Hypnosis is Dangerous…As Much as Water is

The film Audrey Rose (starring Anthony Hopkins) portrays a young girl haunted by a past life that is trying to bring closure to the events that led to the end of the previous incarnation. The climax of the film (spoiler alert…sorry, but you’ve only had 40 years to see it…) has the young woman hypnotized and regressed to that past life, where she relives the moment of her former life’s death and subsequently (and literally) dies. Not quite the psychological thriller that was Silence of the Lambs.

Putting aside the scientifically unsubstantiated idea that hypnosis enables one to relive a past life, the film may leave one with the impression that hypnosis is dangerous.
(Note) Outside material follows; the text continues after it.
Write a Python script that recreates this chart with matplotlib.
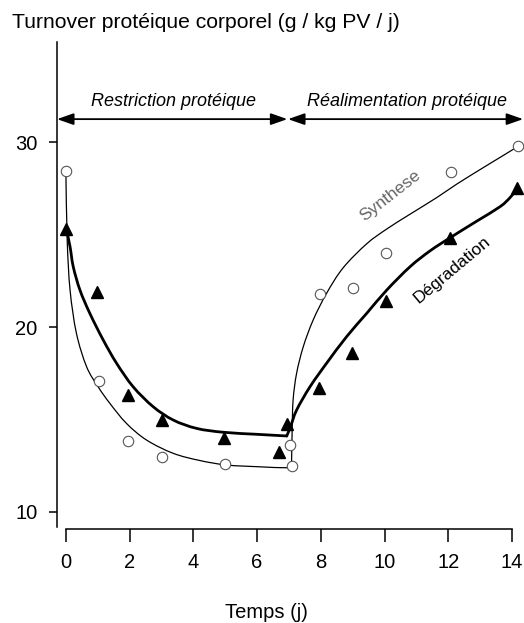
import numpy as np
import matplotlib.pyplot as plt
from matplotlib.path import Path
from matplotlib.patches import PathPatch

plt.rcParams['font.family'] = ['Liberation Sans', 'DejaVu Sans']

# ------------------------------
# Données
# ------------------------------
# Synthèse (cercles ouverts)
syn_jours = [0, 1.05, 1.95, 3.0, 5.0, 7.04, 7.08, 7.97, 9.02, 10.04, 12.08, 14.2]
syn_val = [28.45, 17.1, 13.85, 12.95, 12.6, 13.6, 12.5, 21.8, 22.1, 24.0, 28.4, 29.8]

# Dégradation (triangles pleins)
deg_jours = [0, 0.99, 1.96, 3.02, 4.97, 6.7, 6.93, 7.95, 8.97, 10.04, 12.05, 14.15]
deg_val = [25.3, 21.9, 16.3, 15.0, 14.0, 13.25, 14.75, 16.7, 18.6, 21.4, 24.8, 27.5]

# courbes ajustées (points relevés le long des tracés, une liste par tronçon)
syn_fit = [
    ([0, 0.04, 0.13, 0.33, 0.65, 1.01, 1.38, 1.9, 2.53, 3.37, 4.21, 5.04, 5.99, 6.98, 7.08],
     [28.3, 24.7, 22.0, 19.66, 17.85, 16.77, 15.87, 14.79, 13.89, 13.17, 12.78, 12.54,
      12.45, 12.39, 12.5]),
    ([7.08, 7.1, 7.13, 7.24, 7.45, 7.76, 8.18, 8.7, 9.44, 10.07, 10.8, 11.64, 12.26,
      13.1, 13.73, 14.2],
     [12.5, 14.4, 16.05, 17.5, 18.94, 20.38, 21.82, 23.2, 24.5, 25.3, 26.1, 27.0,
      27.72, 28.62, 29.28, 29.78]),
]
deg_fit = [
    ([0.02, 0.13, 0.23, 0.44, 0.75, 1.17, 1.59, 2.11, 2.74, 3.37, 4.1, 4.94, 5.99, 6.93],
     [25.24, 24.34, 23.26, 22.0, 20.74, 19.3, 18.04, 16.77, 15.69, 14.97, 14.52, 14.31,
      14.2, 14.11]),
    ([6.93, 7.05, 7.24, 7.66, 8.18, 8.81, 9.44, 10.07, 10.8, 11.43, 12.05, 12.89, 13.62,
      13.94, 14.15],
     [14.11, 14.61, 15.51, 16.77, 18.04, 19.48, 20.74, 22.0, 23.26, 24.12, 24.82, 25.72,
      26.5, 27.0, 27.45]),
]

# phases (début, fin, texte)
phases = [(-0.28, 6.95, 'Restriction protéique'),
          (6.97, 14.35, 'Réalimentation protéique')]

x_ticks = [0, 2, 4, 6, 8, 10, 12, 14]
y_ticks = [10, 20, 30]


# ------------------------------
# tracé lissé (Bézier de type Catmull-Rom passant par les points relevés)
# ------------------------------
def smooth_path(xs, ys):
    p = np.column_stack([xs, ys]).astype(float)
    ext = np.vstack([p[0], p, p[-1]])
    verts = [p[0]]
    codes = [Path.MOVETO]
    for i in range(1, len(ext) - 2):
        p0, p1, p2, p3 = ext[i - 1], ext[i], ext[i + 1], ext[i + 2]
        verts += [p1 + (p2 - p0) / 6, p2 - (p3 - p1) / 6, p2]
        codes += [Path.CURVE4] * 3
    return Path(verts, codes)


fig = plt.figure(figsize=(5.24, 6.23), dpi=100)
ax = fig.add_axes([57 / 524, 1 - 529 / 623, (512 - 57) / 524, (529 - 42) / 623])
ax.set_xlim(-0.28, 14)
ax.set_ylim(9.08, 35.41)

for xs, ys in syn_fit:
    ax.add_patch(PathPatch(smooth_path(xs, ys), fill=False, edgecolor='black', lw=0.9,
                           zorder=2, clip_on=False, capstyle='round', joinstyle='round'))
for xs, ys in deg_fit:
    ax.add_patch(PathPatch(smooth_path(xs, ys), fill=False, edgecolor='black', lw=2.0,
                           zorder=2, clip_on=False, capstyle='round', joinstyle='round'))

ax.plot(deg_jours, deg_val, linestyle='none', marker='^', markersize=9,
        color='black', zorder=3, clip_on=False)
ax.plot(syn_jours, syn_val, linestyle='none', marker='o', markersize=7.5,
        markerfacecolor='white', markeredgecolor='#555555', markeredgewidth=0.8,
        zorder=4, clip_on=False)

# flèches des phases
for x0, x1, txt in phases:
    ax.annotate('', xy=(x1, 31.24), xytext=(x0, 31.24),
                arrowprops=dict(arrowstyle='<|-|>,head_length=1.0,head_width=0.35',
                                color='black', lw=1.3, shrinkA=0, shrinkB=0),
                annotation_clip=False)
    ax.text((x0 + x1) / 2 + 0.05, 31.75, txt, style='italic', fontsize=13,
            ha='center', va='bottom')

ax.text(10.19, 27.08, 'Synthese', rotation=38, fontsize=12.5, color='#666666',
        ha='center', va='center', rotation_mode='anchor')
ax.text(12.13, 23.12, 'Dégradation', rotation=40, fontsize=12.5, color='black',
        ha='center', va='center', rotation_mode='anchor')

# axes détachés
for s in ['top', 'right']:
    ax.spines[s].set_visible(False)
ax.spines['left'].set_bounds(9.19, 35.41)
ax.spines['bottom'].set_bounds(0, 14)
ax.spines['left'].set_linewidth(1.1)
ax.spines['bottom'].set_linewidth(1.1)

ax.set_xticks(x_ticks)
ax.set_yticks(y_ticks)
ax.tick_params(axis='x', direction='out', length=9, width=1.1, pad=8, labelsize=14.5)
ax.tick_params(axis='y', direction='out', length=6, width=1.1, pad=8, labelsize=14.5)

fig.text(12 / 524, 1 - 27.5 / 623, 'Turnover protéique corporel (g / kg PV / j)',
         fontsize=15.2, ha='left', va='baseline')
fig.text(266 / 524, 1 - 618 / 623, 'Temps (j)', fontsize=14.5, ha='center', va='baseline')

fig.savefig('out.png', dpi=100)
I have been asked about this numerous times, and my answer is simple on one hand and complicated on the other: It is not, but it could be made to be so, like water.

No one would claim water is dangerous – it makes up most of the human body after all. Yet, it could lead to precarious situations. A person engulfed in it for too long will drown. People are advised in the winter to be weary of falling icicles. It can produce third degree burns even before it boils. Drinking too much at once can lead to a potentially fatal electrolyte imbalance.

Hypnosis is similar in this respect. If it is used improperly, it can be potentially harmful. Suggestions are ubiquitous and manifest in different ways, but they can be bad. A teacher who tells his or her students that they are worthless and will amount to nothing can only damage the students’ self-esteem and set them up for failure.

When does the use of hypnosis become improper and potentially dangerous? Most of the negatively sequelae reported in the literature are found in some poorly executed stage performances, in which suggestions are given that threaten or demean the well-being of the participant. For example, some stage hypnotists will suggest that the participants are experiencing an earlier age in life. While this may result in an amusing display of childish behaviors and antics, some may find themselves experiencing what they believe to a traumatic part of their life (the reliability of hypnotically refreshed memories is a subject of great debate, but few deny that the person is having an emotional experience).

There are also times in which hypnosis should not be used – at least in certain contexts with certain people. Although they are quite rare, people with certain psychological disorders, such as severe depression, may experience abreactions, or unexpected emotional breakdowns, while hypnotized. When conducting experiments, potential participants are instructed not to participate if they are in therapy for any major psychopathology. Of course, anyone could unknowingly be predisposed to mental illness and may experience some unexpected effect during or after hypnosis in an experiment or in therapy, but a researcher with the proper training and knowledge knows how to address it when it happens. In the clinical context, hypnosis may be indicated even with people with such pathologies. Abreactions can there be expected and potentially helpful in the course of therapy, but again only by the one who is properly prepared to make use of it. The use of a water jet is safe when used by someone who knows how to use it. Hypnosis is no different.

Bottom line: Hypnosis, when properly used, is safe. When there are mutually agreed upon goals, informed consent, and respect for all of those involved, the risks involved are virtually nonexistent and transient.

And no, no one has ever revisited a past life and died because of it!